Two climate change bills go head-to-head in Northern Ireland

A compromise is needed between the NI Green Party Leader’s vision and that of DAERA
13 October 2021 , Katie Coyne

Northern Ireland has two competing climate change bills on the table, one of which calls for net zero emissions by 2045, the other which calls for an 82% reduction in greenhouse gas emissions by 2050. The Climate Northern Ireland (CNI) partnership urges urgent action, and says net zero would align with the rest of the UK and Ireland.

As world leaders gear up for COP26, heads in Northern Ireland have been thrashing out action on climate change as it currently has no binding targets on the issue.

The matter has been muddied with two competing Climate Change Bills. The first, a private member’s bill, introduced by NI Green Party leader, Clare Bailey, aims for net zero by 2045 and completed the first stage in the Assembly in March.

The second bill completed its first stage in July, and was introduced by the Department of Agriculture, Environment and Rural Affairs (DAERA) and its minister Edwin Poots. It calls for an 82% reduction in greenhouse gas emissions by 2050.

The private members bill has wide political support and backing, but Poots has argued that the emissions targets would cause “devastation” to the NI farming community, and points to the UK Climate Change Committee (CCC) which has said it would be “morally wrong” to set unachievable targets for NI.

CIEH NI Director, Gary McFarlane said: “What DAERA and the minister seems to be suggesting, yet again, is that the economy is to take precedence over the environment and I am afraid we are just not in the position to do that any longer because this is, in a nutshell, why we are in the place we are in now.

“For 150 years plus the economy has been the top priority. We are at the point now where the planet just cannot support it.” – Gary McFarlane, CIEH NI Director

“For 150 years plus the economy has been the top priority. We are at the point now where the planet just cannot support it.”

McFarlane said that clearly both bills cannot go through, and that a compromise would have to be made.

Over the summer calls were made for evidence and views on the DAERA bill, which closed at the end of September, 2021. One of the groups that responded was the Climate Northern Ireland (CNI) partnership, of which McFarlane is a member.

CNI urged that NI “act now” and, as well as implementing greenhouse gas emissions targets, it called for it to aim for wider goals such as enabling mitigation and adaptation for climate change, provide a “just transition”, and look for “nature-based solutions”. It suggested introducing mandatory reporting for public bodies of climate change duties.

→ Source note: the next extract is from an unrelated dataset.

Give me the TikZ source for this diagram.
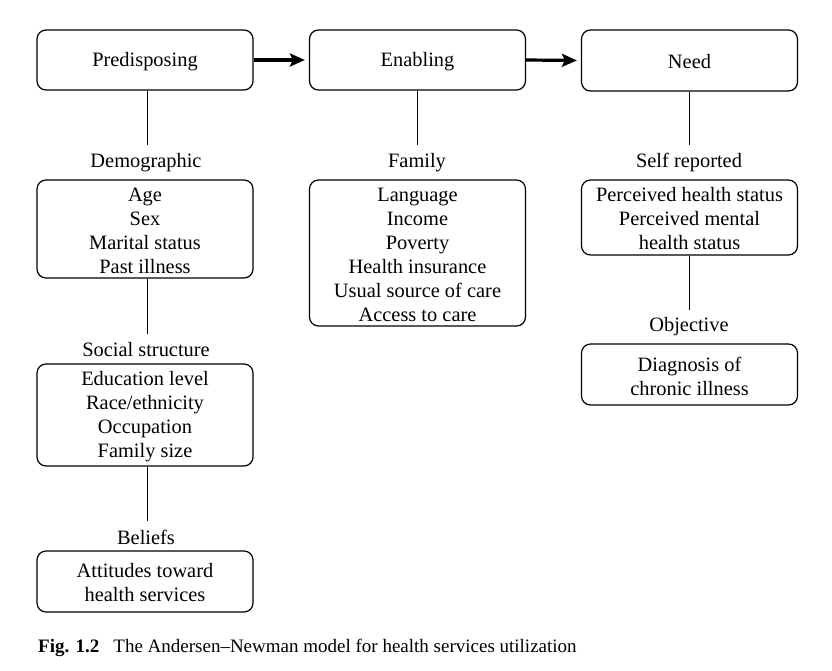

On net zero versus 82% reduction in emissions, CNI argued that aiming for net zero in a climate change bill removed the temptation for different industry sectors to lobby government for a share of the remaining emissions.

Net zero also offered clarity and certainty, would align with the rest of the UK and Ireland, and could help spark innovation and a “race to net zero” across industry sectors, potentially bringing down the overall cost of climate mitigation.

However, CNI noted the potential £900m costs annually of net-zero, as well as the CCC’s guidance on a target for NI of “at least 82%”. But it recommended that if the NI government opted for the 82% target, it must also take into account the CCC’s comments about clarifying what it required of each industry sector, and what percentage of the remaining emissions capacity would be shared by which sectors.